Baz Thompson, Metro Bank’s Head of Fraud & Investigations, said. “We had a customer who originally lost over £56,000 just by initially responding to a random email. The email progressed into a telephone relationship over the course of several month with a lady scammer. He never met the lady, video calls always failed – all he had was a photo.

“The first payment request was just for a few hundred pounds – he was happy to help as she seemed in genuine need. By the time he started to get suspicious, he had made over 80 payments in less than six months and had lost nearly £57,000. We were able to help him recover more than £31,000 but the loss was still significant.”

How to protect yourself

When online dating always be wary of any profile pictures that look too good to be true, or like they might have been AI-generated. If in doubt, ask the person you’re talking to if they will send you another photo or two.

Warning bells should ring if they make endless excuses as to why they can’t meet up in person, and even more so if they request any money, however well you think you know them.
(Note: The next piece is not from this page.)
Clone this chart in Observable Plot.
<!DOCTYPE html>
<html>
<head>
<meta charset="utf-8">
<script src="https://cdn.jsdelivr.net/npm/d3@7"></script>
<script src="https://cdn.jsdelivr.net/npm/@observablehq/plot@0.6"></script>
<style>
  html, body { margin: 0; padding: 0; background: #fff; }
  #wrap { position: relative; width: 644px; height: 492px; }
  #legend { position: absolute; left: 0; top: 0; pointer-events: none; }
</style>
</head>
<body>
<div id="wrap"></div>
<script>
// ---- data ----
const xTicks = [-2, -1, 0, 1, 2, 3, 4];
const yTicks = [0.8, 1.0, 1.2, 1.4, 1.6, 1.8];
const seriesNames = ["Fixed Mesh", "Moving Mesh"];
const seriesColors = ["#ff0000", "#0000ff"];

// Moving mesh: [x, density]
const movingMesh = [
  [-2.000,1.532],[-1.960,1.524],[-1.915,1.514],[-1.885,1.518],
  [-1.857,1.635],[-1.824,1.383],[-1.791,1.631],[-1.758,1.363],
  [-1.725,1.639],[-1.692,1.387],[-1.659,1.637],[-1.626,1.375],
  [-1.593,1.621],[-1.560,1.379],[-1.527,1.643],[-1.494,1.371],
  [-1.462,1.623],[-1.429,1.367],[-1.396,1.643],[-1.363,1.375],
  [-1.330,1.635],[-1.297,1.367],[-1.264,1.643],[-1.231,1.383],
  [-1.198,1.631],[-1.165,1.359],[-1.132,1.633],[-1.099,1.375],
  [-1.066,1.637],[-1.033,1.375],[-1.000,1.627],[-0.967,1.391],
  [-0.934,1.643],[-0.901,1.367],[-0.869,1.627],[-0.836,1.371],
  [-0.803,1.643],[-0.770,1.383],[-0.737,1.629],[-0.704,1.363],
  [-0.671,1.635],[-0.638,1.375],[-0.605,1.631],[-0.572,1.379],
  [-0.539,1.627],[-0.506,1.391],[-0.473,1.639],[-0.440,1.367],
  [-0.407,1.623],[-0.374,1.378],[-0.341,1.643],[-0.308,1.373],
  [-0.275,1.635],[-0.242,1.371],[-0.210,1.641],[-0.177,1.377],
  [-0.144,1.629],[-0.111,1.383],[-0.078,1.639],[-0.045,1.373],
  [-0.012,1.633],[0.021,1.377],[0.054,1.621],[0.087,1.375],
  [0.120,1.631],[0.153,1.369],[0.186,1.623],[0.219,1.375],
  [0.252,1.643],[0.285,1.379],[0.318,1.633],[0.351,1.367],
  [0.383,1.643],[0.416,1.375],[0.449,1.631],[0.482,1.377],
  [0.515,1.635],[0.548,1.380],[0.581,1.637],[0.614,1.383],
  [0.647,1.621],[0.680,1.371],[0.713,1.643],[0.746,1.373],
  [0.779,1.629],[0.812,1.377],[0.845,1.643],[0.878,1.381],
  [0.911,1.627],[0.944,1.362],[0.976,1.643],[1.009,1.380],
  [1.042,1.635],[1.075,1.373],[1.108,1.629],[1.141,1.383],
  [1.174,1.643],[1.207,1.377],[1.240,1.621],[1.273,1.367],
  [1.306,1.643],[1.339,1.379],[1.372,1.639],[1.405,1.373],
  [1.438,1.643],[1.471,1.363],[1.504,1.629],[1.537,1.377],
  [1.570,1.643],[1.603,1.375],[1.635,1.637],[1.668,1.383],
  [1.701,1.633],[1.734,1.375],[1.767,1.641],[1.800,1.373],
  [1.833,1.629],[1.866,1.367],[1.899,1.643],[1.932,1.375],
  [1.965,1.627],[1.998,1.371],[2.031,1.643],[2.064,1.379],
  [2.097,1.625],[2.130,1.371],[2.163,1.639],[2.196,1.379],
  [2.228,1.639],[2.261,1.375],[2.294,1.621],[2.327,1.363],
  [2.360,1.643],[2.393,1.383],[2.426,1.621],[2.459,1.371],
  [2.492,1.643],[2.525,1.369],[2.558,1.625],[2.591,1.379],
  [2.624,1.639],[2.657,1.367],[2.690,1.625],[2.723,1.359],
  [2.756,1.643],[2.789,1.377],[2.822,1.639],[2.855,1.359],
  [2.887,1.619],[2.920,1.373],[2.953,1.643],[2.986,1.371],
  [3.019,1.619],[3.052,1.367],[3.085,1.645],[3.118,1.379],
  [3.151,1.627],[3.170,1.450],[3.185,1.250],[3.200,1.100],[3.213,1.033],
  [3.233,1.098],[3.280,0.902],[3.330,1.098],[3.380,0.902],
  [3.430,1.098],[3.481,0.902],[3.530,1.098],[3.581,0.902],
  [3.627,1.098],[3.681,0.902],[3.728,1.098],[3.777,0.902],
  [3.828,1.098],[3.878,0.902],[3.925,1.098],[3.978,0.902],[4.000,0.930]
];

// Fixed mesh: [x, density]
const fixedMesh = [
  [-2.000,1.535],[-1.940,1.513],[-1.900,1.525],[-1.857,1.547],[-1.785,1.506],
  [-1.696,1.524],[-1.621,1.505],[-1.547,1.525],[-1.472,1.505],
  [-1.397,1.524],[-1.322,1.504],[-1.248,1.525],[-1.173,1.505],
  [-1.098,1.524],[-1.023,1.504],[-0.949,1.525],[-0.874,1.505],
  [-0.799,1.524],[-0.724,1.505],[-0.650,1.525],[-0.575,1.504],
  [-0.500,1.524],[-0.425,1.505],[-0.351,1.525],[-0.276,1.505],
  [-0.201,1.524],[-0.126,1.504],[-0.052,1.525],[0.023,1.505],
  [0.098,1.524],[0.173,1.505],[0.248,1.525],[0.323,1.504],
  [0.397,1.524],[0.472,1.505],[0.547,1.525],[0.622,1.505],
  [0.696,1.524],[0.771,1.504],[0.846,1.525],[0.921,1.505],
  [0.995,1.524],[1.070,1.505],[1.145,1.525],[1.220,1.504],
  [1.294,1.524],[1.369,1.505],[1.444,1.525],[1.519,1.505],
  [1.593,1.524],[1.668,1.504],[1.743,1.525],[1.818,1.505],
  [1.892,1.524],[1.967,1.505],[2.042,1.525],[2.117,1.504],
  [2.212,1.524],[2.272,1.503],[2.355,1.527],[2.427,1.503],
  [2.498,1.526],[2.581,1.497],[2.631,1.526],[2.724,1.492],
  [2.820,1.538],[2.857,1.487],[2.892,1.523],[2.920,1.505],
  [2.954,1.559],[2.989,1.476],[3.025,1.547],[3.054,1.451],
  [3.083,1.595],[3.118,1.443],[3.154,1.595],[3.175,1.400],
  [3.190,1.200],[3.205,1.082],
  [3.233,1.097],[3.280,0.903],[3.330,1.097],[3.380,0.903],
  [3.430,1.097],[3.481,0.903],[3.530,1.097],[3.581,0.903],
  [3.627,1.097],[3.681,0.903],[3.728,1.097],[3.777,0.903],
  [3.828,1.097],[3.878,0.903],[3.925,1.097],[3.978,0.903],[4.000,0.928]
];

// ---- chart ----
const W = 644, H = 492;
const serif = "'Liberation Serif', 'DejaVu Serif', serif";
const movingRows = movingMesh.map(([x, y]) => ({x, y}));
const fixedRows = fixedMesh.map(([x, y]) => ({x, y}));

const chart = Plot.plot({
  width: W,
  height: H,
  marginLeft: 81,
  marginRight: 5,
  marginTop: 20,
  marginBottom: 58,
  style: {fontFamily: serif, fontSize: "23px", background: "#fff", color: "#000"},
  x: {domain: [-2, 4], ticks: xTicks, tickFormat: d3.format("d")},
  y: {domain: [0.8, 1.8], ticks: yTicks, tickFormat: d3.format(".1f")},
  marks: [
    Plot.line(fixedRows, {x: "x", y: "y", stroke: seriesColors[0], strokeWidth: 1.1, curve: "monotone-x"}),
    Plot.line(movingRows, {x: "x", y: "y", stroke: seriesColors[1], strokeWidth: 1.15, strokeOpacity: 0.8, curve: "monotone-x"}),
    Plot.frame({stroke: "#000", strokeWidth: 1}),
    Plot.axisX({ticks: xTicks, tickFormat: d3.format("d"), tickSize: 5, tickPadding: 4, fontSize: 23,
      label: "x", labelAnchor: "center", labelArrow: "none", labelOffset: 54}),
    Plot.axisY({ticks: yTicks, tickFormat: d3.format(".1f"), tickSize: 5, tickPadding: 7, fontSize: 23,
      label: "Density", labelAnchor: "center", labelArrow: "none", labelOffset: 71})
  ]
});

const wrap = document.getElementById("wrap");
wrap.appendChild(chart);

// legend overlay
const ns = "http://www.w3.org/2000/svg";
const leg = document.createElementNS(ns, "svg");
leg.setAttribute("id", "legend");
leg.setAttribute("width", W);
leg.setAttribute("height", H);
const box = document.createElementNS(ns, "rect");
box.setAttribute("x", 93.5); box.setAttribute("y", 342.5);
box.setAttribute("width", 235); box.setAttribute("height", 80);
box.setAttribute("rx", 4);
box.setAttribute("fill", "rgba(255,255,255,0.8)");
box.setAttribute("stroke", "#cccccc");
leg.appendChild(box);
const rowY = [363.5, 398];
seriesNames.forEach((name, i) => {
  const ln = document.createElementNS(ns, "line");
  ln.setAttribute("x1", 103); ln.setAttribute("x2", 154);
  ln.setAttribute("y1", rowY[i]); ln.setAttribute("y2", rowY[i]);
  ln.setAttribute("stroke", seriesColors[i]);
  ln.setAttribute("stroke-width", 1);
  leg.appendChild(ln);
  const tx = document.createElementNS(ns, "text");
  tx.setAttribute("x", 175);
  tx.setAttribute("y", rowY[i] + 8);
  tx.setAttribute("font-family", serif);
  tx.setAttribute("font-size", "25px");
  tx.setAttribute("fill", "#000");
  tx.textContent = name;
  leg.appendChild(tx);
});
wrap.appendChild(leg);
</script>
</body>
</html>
If in doubt, it’s always a good idea to speak to a friend and get their opinion as to whether the person you’re dealing with could be a scammer. Finally, don’t share too much information about yourself and if you think you have falling victim to a scam, contact your bank immediately and report it to ActionFraud which is the UK’s national fraud and cybercrime reporting centre, either via its website or by calling 0300 123 2040 (Monday to Friday 8am – 8pm).